Les statistiques chinoises sont-elles fiables ?
Des progrès considérables ont été accomplis depuis l’époque maoïste, pourtant, la fiabilité des statistiques chinoises n’est toujours pas garantie1. Les analystes chinois le déplorent et préfèrent appliquer la méthode prônée par le Premier ministre Li Keqiang, qui aurait déclaré en 2007 à des interlocuteurs américains que, pour atteindre des chiffres réalistes, il ne tenait compte que des tonnages transportés et de la consommation d’énergie2.
En dépit des réformes économiques et des évolutions de la Commission du plan, dont le dernier avatar est la Commission nationale de développement et de réforme, la Chine continue de définir sur le modèle soviétique les objectifs des grands plans quinquennaux et d’annoncer chaque année le taux – toujours atteint – de croissance de l’année suivante. En 2019, poursuivant une tendance baissière, le taux de croissance a été de 6,2 %. Les chiffres, pour le régime chinois, sont une arme de propagande. En 2020, en raison de la pandémie de Covid-19, aucun chiffre de croissance n’avait été annoncé à l’avance, en revanche, une croissance annuelle positive (+2 %) a été claironnée au mois de décembre, pour souligner la supériorité du système politique chinois.
Les défaillances des statistiques concernent tous les secteurs : la production économique, le taux de chômage, le calcul des inégalités réelles ou le recensement de la population, les commissions de planification familiale au niveau local devant respecter des quotas de naissances autorisées3.
Les raisons sont multiples. Techniquement, les outils utilisés ont certes progressé, mais ils sont plutôt adaptés au calcul de la production des entreprises d’État dans l’industrie ou l’agriculture.

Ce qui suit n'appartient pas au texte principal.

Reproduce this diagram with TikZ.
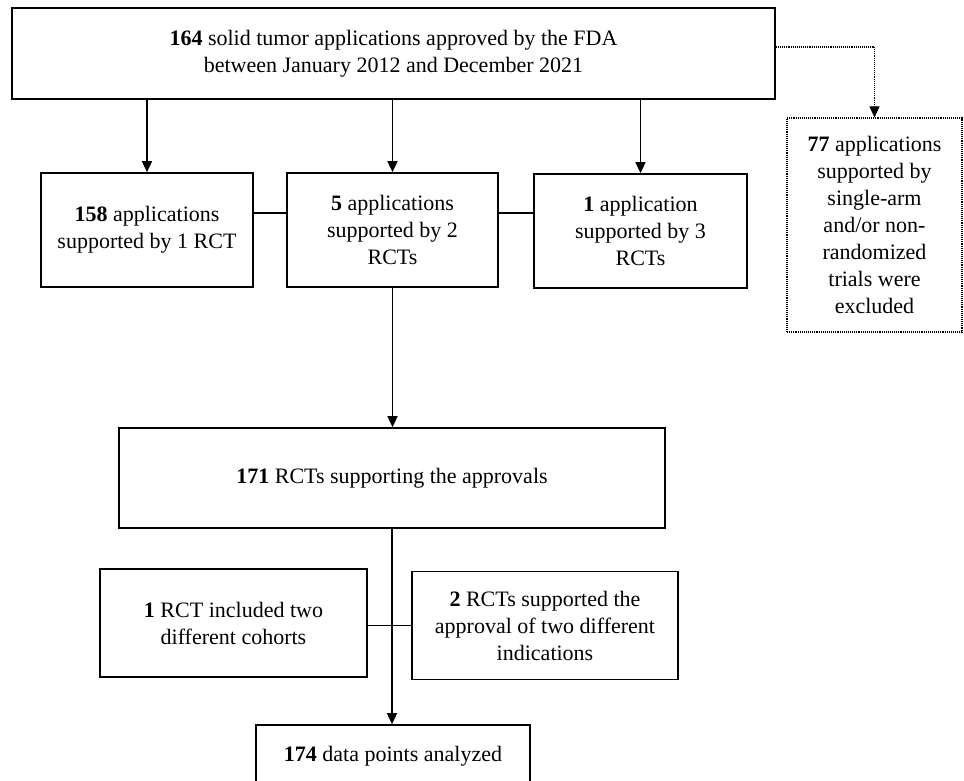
\documentclass[tikz,border=0pt]{standalone}
\usepackage{fontspec}
\setmainfont{Liberation Serif}
\usetikzlibrary{arrows.meta}
\begin{document}
\begin{tikzpicture}[x=1pt,y=-1pt,line width=1.7pt,>={Stealth[length=11pt,width=10pt,inset=0pt]},box/.style={draw,inner sep=0pt,align=center,font=\fontsize{22}{27}\selectfont},exbox/.style={box,densely dotted,line width=1.1pt}]
\clip (0,0) rectangle (964,781);
\node[box,minimum width=763pt,minimum height=91pt] (t) at (393.5,53.5) {\textbf{164} solid tumor applications approved by the FDA\\between January 2012 and December 2021};
\node[box,minimum width=212pt,minimum height=114pt] (b1) at (147,230) {\textbf{158} applications\\supported by 1 RCT};
\node[box,minimum width=211pt,minimum height=114pt] (b2) at (392.5,230) {\textbf{5} applications\\supported by 2\\RCTs};
\node[box,minimum width=213pt,minimum height=114pt] (b3) at (640.5,231) {\textbf{1} application\\supported by 3\\RCTs};
\node[exbox,minimum width=175pt,minimum height=214pt] (ex) at (874.5,225) {\textbf{77} applications\\supported by\\single-arm\\and/or non-\\randomized\\trials were\\excluded};
\node[box,minimum width=546pt,minimum height=100pt] (c) at (392,478) {\textbf{171} RCTs supporting the approvals};
\node[box,minimum width=267pt,minimum height=108pt] (d1) at (233.5,623) {\textbf{1} RCT included two\\different cohorts};
\node[box,minimum width=266pt,minimum height=108pt] (d2) at (545,625.5) {\textbf{2} RCTs supported the\\approval of two different\\indications};
\node[box,minimum width=274pt,minimum height=62pt] (e) at (393,756) {\textbf{174} data points analyzed};
\foreach \i in {1,2,3}{\draw[->] (t.south -| b\i.north) -- (b\i.north);};
\draw[densely dotted,line width=1.1pt,->] ([yshift=6.5pt]t.east) -| (ex.north);
\draw ([yshift=17pt]b1.east) -- ([yshift=17pt]b2.west);
\draw ([yshift=17pt]b2.east) -- ([yshift=18pt]b3.west);
\draw[->] (b2.south) -- (b2.south |- c.north);
\draw[->] (c.south) -- (c.south |- e.north);
\draw (d1.east |- d2) -- (d2.west);
\end{tikzpicture}
\end{document}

Ils prennent beaucoup moins en compte le foisonnement de l’économie chinoise contemporaine, le développement du secteur privé et de celui des services. Au-delà, alors que l’image et l’attractivité de la Chine sur la scène internationale dépendent de son statut de superpuissance économique, la maîtrise des statistiques préserve cette image en lissant les à-coups de croissance que le pays peut connaître.
Les statistiques restent en effet au service du pouvoir politique, le Bureau national des statistiques est sous l’autorité du Parti communiste. Localement, les carrières dépendent de la capacité des dirigeants, à tous les niveaux, à remplir les objectifs définis par le plan, ce qui encourage à manipuler les chiffres. Enfin, la corruption, comme le montre l’arrestation en 2016 de Wang Baoan, chef du Bureau national des statistiques, influe aussi sur un secteur pourtant vital pour piloter au mieux l’économie de la deuxième puissance mondiale.